Obviously that hug was not enough close personal contact for Crist, who later in the day planted a kiss right on congressional candidate Lois Frankel's cheek after endorsing her campaign.

“I am so proud to be here with Lois Frankel,” Crist said at a fundraiser in West Palm Beach on Wednesday. “She and I served in the legislature together in Tallahassee. And, she’s a great public servant. [She] was a great mayor. And, she will be a great member of Congress. God bless you, Lois.”

So much for the wrong-headed argument, voiced recently by La Gaceta's Patrick Manteiga, that Crist is not actively engaged in the 2012 election cycle on behalf of the Democrats he might one day wish to woo.

Sorry, Patrick, but I see Charlie introducing the President in St. Petersburg, touring the state with Bill Clinton and speaking at fundraisers for Democratic congressional candidates. What more do you want?

Crist's political activity continues to cost him the support of previous supporters.

In a guest column in Thursday's Tampa Bay Times, AK Desai, finance chairman of the Republican Party of Florida, promises "to do everything within my power to raise enough funds for Floridians to see the true character of Charlie Crist and to ensure he never sets foot in the Tallahassee house on Adams Street as a sitting governor again."

Desai certainly is a powerful man and a prodigious fundraiser, but his declaration really doesn't matter. What do you expect from the finance chairman of the RPOF to do other than raise a lot of money?

No one -- not for one moment -- has ever doubted the Florida GOP will pour tens of millions of dollars into its effort to stop Crist if he runs for governor in 2014. But their standard bearer, Rick Scott, is the Jon Corzine of Florida politics; the more money he and his allies spend, the more unpopular he will become.

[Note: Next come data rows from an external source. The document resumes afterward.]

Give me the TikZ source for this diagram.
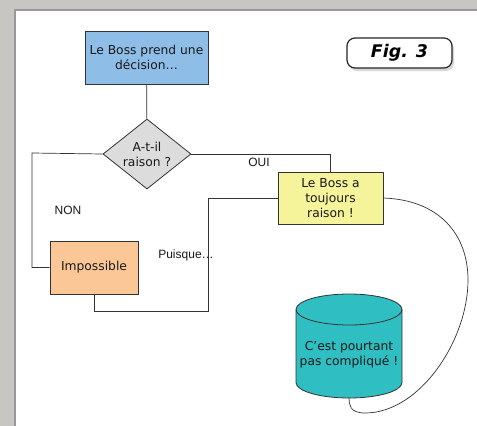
\documentclass[tikz,border=0pt]{standalone}
\usepackage{fontspec}
\setmainfont{DejaVu Sans}
\newfontfamily\labelfont{Liberation Sans}
\usetikzlibrary{shapes.geometric,shadows}
\definecolor{bossblue}{RGB}{142,190,232}
\definecolor{bosspeach}{RGB}{252,199,151}
\definecolor{bossyellow}{RGB}{245,244,155}
\definecolor{bossteal}{RGB}{47,190,193}
\definecolor{bossgray}{RGB}{220,220,220}
\definecolor{pagegray}{RGB}{200,198,195}

\begin{document}
\begin{tikzpicture}[x=1pt, y=-1pt,
	box/.style={draw=black!80, line width=0.8pt, align=center, inner sep=0pt,
		font=\fontsize{12.3}{15}\selectfont, text=black!90},
	link/.style={draw=black!80, line width=0.7pt},
	tag/.style={font=\labelfont\fontsize{12}{14}\selectfont, text=black!90},
	cylend/.style={x radius=53pt, y radius=15.5pt}]
	%page
	\useasboundingbox (0,0) rectangle (477,426);
	\fill[pagegray] (0,0) rectangle (477,426);
	\fill[white] (16,11) rectangle (477,426);
	\draw[black!40, line width=1.2pt] (15,426) -- (15,10) -- (477,10);
	%boxes
	\node[box, fill=bossblue, minimum width=123pt, minimum height=53pt] (decision)
		at (146.5,57.5) {Le Boss prend une\\d\'ecision\ldots};
	\node[box, diamond, aspect=1.25, fill=bossgray, minimum width=88pt, minimum height=70pt] (question)
		at (147,154) {A-t-il\\raison ?};
	\node[box, fill=bosspeach, minimum width=88pt, minimum height=53pt] (impossible)
		at (94,267.5) {Impossible};
	\node[box, fill=bossyellow, minimum width=105pt, minimum height=52pt] (always)
		at (330.5,198) {Le Boss a\\toujours\\raison !};
	%cylinder
	\filldraw[fill=bossteal, draw=black!80, line width=0.8pt] (296,309.5) -- (296,382.5)
		arc[start angle=180, end angle=360, cylend] -- (402,309.5)
		arc[start angle=0, end angle=180, cylend] -- cycle;
	\draw[black!80, line width=0.8pt] (296,309.5) arc[start angle=180, end angle=360, cylend];
	\node[box, draw=none] (simple) at (349,355) {C'est pourtant\\pas compliqu\'e !};
	\coordinate (simplebase) at (349,398);
	%fig tag
	\node[draw=black!85, line width=1.2pt, rounded corners=8pt, fill=white,
		drop shadow={shadow xshift=2pt, shadow yshift=-3pt, fill=black!30},
		minimum width=105pt, minimum height=30pt,
		font=\fontsize{17.4}{20}\selectfont\bfseries\itshape] (fig) at (399.5,53) {Fig. 3};
	%links
	\coordinate (nonturn) at (32,153);
	\coordinate (puisqueturn) at (208,311);
	\draw[link] (decision) -- (question);
	\draw[link] (question.west) -- (nonturn) |- (impossible.west);
	\draw[link] (question.east) -| (always.north);
	\draw[link] (impossible.south) |- (puisqueturn) |- (always.west);
	\draw[link] (always.east) .. controls (440,200) and (468,235) .. (468,280)
		.. controls (468,340) and (420,413) .. (365,413)
		.. controls (350,413) and (349,405) .. (simplebase);
	%labels
	\node[tag] (non) at (68,210) {NON};
	\node[tag] (oui) at (259,162) {OUI};
	\node[tag] (puisque) at (186,255) {Puisque\ldots};
\end{tikzpicture}
\end{document}
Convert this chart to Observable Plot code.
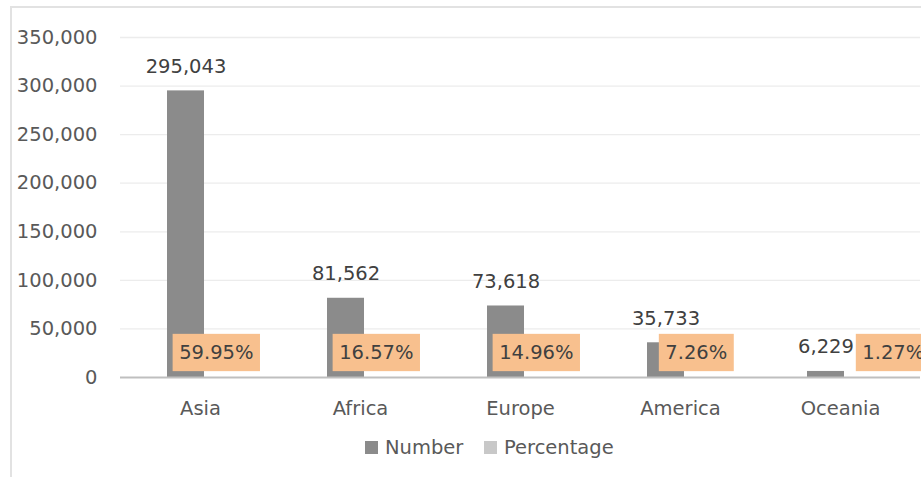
<!DOCTYPE html>
<html><head><meta charset="utf-8">
<script src="https://cdn.jsdelivr.net/npm/d3@7"></script>
<script src="https://cdn.jsdelivr.net/npm/@observablehq/plot@0.6"></script>
<style>
html,body{margin:0;padding:0;background:#fff;}
#wrap{position:relative;width:921px;height:477px;overflow:hidden;font-family:"DejaVu Sans",sans-serif;}
#frame{position:absolute;left:10px;top:6px;width:2000px;height:2000px;border-left:2px solid #e2e2e2;border-top:2px solid #e2e2e2;}
#chart{position:absolute;left:0;top:0;}
.leg{position:absolute;top:436px;display:flex;align-items:center;font-size:19.5px;color:#595959;white-space:nowrap;}
.sw{width:13px;height:13px;display:inline-block;margin-right:7px;}
</style></head><body>
<div id="wrap"><div id="frame"></div><div id="chart"></div></div>
<script>
const categories = ["Asia", "Africa", "Europe", "America", "Oceania"];
const numbers = [295043, 81562, 73618, 35733, 6229];
const percentages = ["59.95%", "16.57%", "14.96%", "7.26%", "1.27%"];
const yTicks = [0, 50000, 100000, 150000, 200000, 250000, 300000, 350000];
const seriesNames = ["Number", "Percentage"];
const seriesColors = ["#8b8b8b", "#c8c8c8"];

const data = categories.map((c, i) => ({category: c, number: numbers[i], pct: percentages[i]}));
const fmt = d3.format(",");
const lastCat = categories[categories.length - 1];

const plot = Plot.plot({
  width: 921, height: 425,
  marginLeft: 120, marginRight: 1, marginTop: 37, marginBottom: 48,
  style: {fontFamily: "DejaVu Sans, sans-serif", fontSize: "19.5px", background: "transparent", overflow: "hidden"},
  x: {domain: categories, padding: 0, axis: null, label: null},
  y: {domain: [0, 350000], axis: null, label: null},
  marks: [
    Plot.ruleY(yTicks.filter(d => d > 0), {stroke: "#ececec", strokeWidth: 1.3}),
    Plot.axisY(yTicks, {tickSize: 0, tickPadding: 23, tickFormat: fmt, color: "#595959", label: null}),
    Plot.barY(data, {x: "category", y: "number", fill: seriesColors[0], insetLeft: 47, insetRight: 76}),
    Plot.ruleY([0], {stroke: "#bfbfbf", strokeWidth: 2}),
    Plot.axisX(categories, {tickSize: 0, tickPadding: 24, color: "#595959", label: null}),
    Plot.text(data, {x: "category", y: "number", text: d => fmt(d.number), dx: -14.5, dy: -18, lineAnchor: "bottom", fill: "#404040"}),
    Plot.text(data, {filter: d => d.category !== lastCat, x: "category", y: () => 0, text: "pct", dx: 15.8, dy: -24.5, fill: "#404040", className: "pctlab"}),
    Plot.text(data, {filter: d => d.category === lastCat, x: "category", y: () => 0, text: "pct", textAnchor: "start", dx: 21.8, dy: -24.5, fill: "#404040", className: "pctlab"})
  ]
});
document.getElementById("chart").appendChild(plot);

// orange label boxes behind percentage texts
const ns = "http://www.w3.org/2000/svg";
plot.querySelectorAll(".pctlab text").forEach(t => {
  const b = t.getBBox();
  const cy = b.y + b.height / 2 - 0.3;
  const r = document.createElementNS(ns, "rect");
  r.setAttribute("x", b.x - 6.5);
  r.setAttribute("width", b.width + 13);
  r.setAttribute("y", cy - 18.6);
  r.setAttribute("height", 37.3);
  r.setAttribute("fill", "#F8C08E");
  if (t.getAttribute("transform")) r.setAttribute("transform", t.getAttribute("transform"));
  t.parentNode.insertBefore(r, t);
});

// legend
const wrap = document.getElementById("wrap");
const legLeft = [365, 484];
seriesNames.forEach((name, i) => {
  const item = document.createElement("div");
  item.className = "leg";
  item.style.left = legLeft[i] + "px";
  const sw = document.createElement("span");
  sw.className = "sw";
  sw.style.background = seriesColors[i];
  item.appendChild(sw);
  item.appendChild(document.createTextNode(name));
  wrap.appendChild(item);
});
</script>
</body></html>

If Crist should be disappointed by any of the recent developments surrounding his leftward tack, it's this ambivalent column from State Senator Paula Dockery.

By her usual standards, the column is a little tame, maybe even a little lame. All Sen. Dockery does is recap the last three weeks of Cristpalooza, ending with a question already asked by dozens of other pundits: "Is Crist a man without a party or a political opportunist? Depends on whom you ask."

C'mon, Paula, you can do better than that.